*Work to do*:
Copy, from the entries below, each line in which the string "this" appears.

Some records:
....

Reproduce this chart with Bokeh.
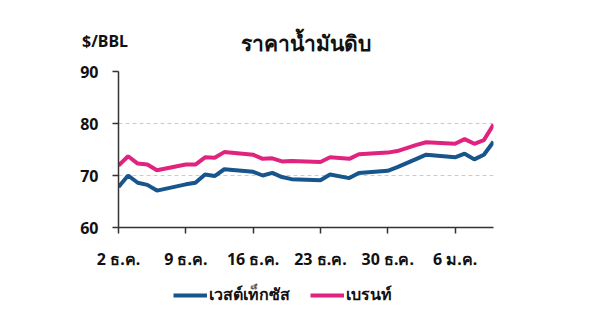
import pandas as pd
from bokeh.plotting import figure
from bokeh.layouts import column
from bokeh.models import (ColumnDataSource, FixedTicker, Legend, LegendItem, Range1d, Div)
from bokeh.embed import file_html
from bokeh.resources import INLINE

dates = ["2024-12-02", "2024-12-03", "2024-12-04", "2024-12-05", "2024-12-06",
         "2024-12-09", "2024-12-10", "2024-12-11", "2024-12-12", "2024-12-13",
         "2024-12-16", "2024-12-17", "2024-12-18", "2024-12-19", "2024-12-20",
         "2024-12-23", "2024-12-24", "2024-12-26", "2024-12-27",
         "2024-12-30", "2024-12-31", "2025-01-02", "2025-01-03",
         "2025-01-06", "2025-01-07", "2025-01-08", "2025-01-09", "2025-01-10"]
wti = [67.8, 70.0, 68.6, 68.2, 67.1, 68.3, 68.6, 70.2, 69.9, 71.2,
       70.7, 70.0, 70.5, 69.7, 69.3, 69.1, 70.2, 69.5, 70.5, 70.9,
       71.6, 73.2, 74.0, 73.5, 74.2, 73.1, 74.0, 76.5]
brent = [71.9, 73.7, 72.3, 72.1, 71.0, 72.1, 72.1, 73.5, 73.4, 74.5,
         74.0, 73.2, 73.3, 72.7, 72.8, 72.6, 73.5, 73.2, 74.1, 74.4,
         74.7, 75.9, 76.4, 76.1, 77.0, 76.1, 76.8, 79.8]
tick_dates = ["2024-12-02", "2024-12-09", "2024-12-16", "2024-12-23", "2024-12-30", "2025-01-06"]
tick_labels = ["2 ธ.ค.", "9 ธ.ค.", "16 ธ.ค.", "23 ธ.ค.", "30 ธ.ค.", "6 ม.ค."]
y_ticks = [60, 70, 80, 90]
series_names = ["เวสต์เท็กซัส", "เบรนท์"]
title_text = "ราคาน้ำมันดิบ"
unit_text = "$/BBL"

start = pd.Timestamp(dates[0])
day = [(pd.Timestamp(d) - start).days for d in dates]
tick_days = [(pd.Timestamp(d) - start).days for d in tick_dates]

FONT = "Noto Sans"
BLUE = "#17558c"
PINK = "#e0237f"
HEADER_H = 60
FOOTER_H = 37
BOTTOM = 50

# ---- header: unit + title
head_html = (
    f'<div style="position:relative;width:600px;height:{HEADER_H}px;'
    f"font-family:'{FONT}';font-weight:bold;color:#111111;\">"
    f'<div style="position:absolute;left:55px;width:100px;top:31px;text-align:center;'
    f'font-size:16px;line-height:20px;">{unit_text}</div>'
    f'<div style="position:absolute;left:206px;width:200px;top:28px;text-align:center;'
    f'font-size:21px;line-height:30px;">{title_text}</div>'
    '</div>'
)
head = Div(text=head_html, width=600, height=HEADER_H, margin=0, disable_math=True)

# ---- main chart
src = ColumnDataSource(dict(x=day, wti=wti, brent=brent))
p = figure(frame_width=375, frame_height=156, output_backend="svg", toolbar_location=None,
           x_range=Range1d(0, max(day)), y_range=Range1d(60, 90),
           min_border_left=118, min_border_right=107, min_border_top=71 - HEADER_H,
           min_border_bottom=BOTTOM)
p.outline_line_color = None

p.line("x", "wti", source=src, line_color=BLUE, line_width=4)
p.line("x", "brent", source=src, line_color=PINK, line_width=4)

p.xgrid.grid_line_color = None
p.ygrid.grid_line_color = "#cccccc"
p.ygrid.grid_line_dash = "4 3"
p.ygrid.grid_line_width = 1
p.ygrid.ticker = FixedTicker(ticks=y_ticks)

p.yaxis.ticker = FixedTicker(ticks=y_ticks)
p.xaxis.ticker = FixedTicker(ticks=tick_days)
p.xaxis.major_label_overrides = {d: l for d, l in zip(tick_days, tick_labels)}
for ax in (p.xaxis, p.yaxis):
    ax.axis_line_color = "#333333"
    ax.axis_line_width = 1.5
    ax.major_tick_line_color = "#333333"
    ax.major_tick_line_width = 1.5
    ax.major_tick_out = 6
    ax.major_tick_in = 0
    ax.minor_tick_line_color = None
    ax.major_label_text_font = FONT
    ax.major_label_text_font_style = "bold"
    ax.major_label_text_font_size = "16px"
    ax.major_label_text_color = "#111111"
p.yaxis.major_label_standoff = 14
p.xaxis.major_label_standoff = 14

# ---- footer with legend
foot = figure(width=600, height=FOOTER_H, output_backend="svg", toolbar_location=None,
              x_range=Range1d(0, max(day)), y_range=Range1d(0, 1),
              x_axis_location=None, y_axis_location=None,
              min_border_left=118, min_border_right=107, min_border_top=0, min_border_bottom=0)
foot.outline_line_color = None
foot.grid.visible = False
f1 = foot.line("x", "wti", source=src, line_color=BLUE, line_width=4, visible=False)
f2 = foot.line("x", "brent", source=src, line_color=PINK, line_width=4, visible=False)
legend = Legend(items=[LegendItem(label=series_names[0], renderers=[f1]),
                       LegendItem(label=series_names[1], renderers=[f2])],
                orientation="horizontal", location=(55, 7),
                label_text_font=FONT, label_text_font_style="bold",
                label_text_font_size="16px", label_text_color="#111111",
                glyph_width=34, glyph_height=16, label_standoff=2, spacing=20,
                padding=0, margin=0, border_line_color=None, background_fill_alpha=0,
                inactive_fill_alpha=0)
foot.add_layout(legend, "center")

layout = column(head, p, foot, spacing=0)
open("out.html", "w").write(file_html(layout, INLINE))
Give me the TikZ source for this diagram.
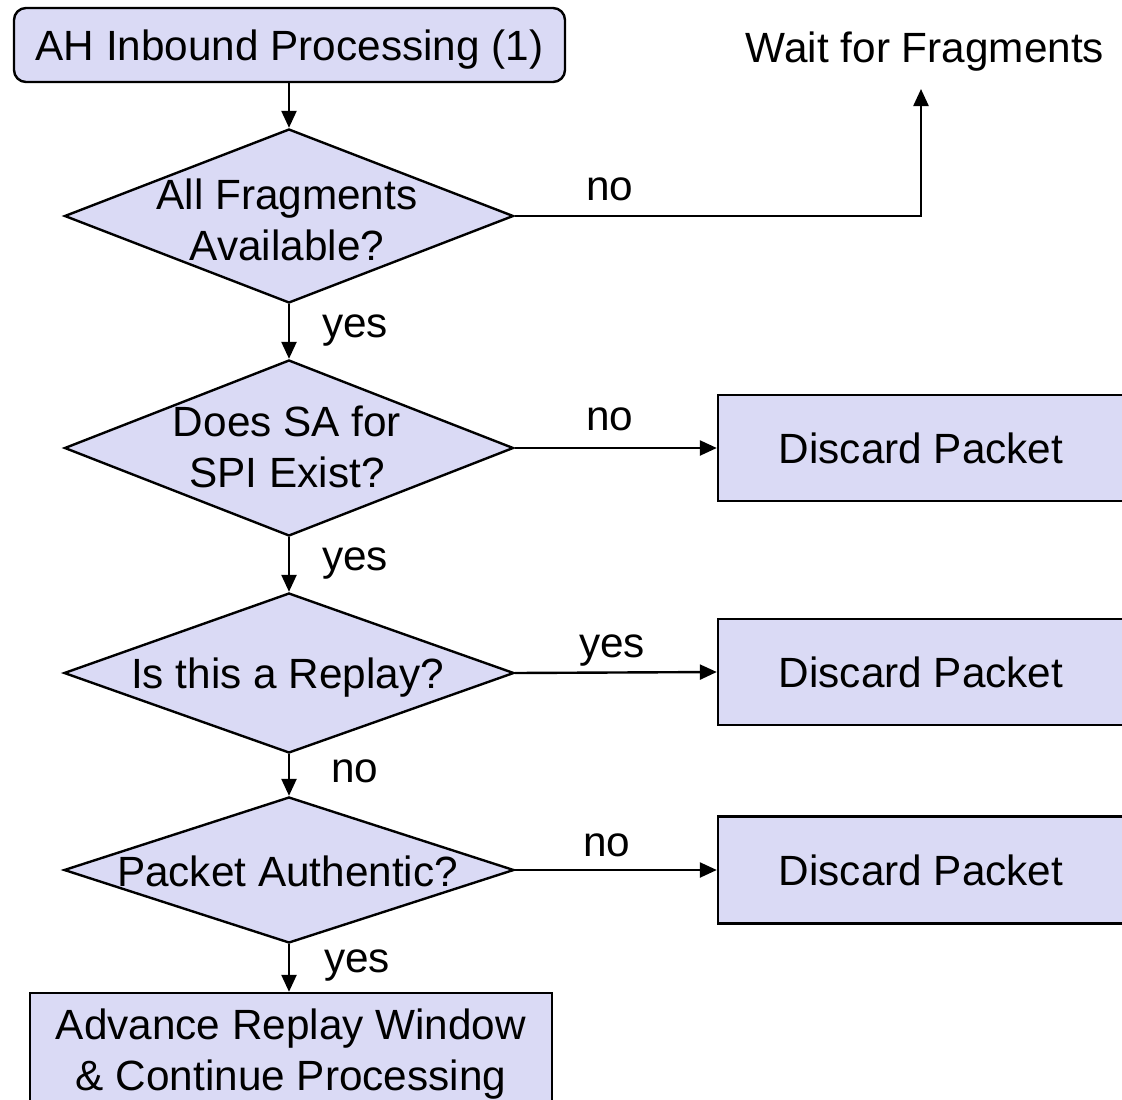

....

*Output*:
Reproduce this chart with Bokeh.
Give me the TikZ source for this diagram.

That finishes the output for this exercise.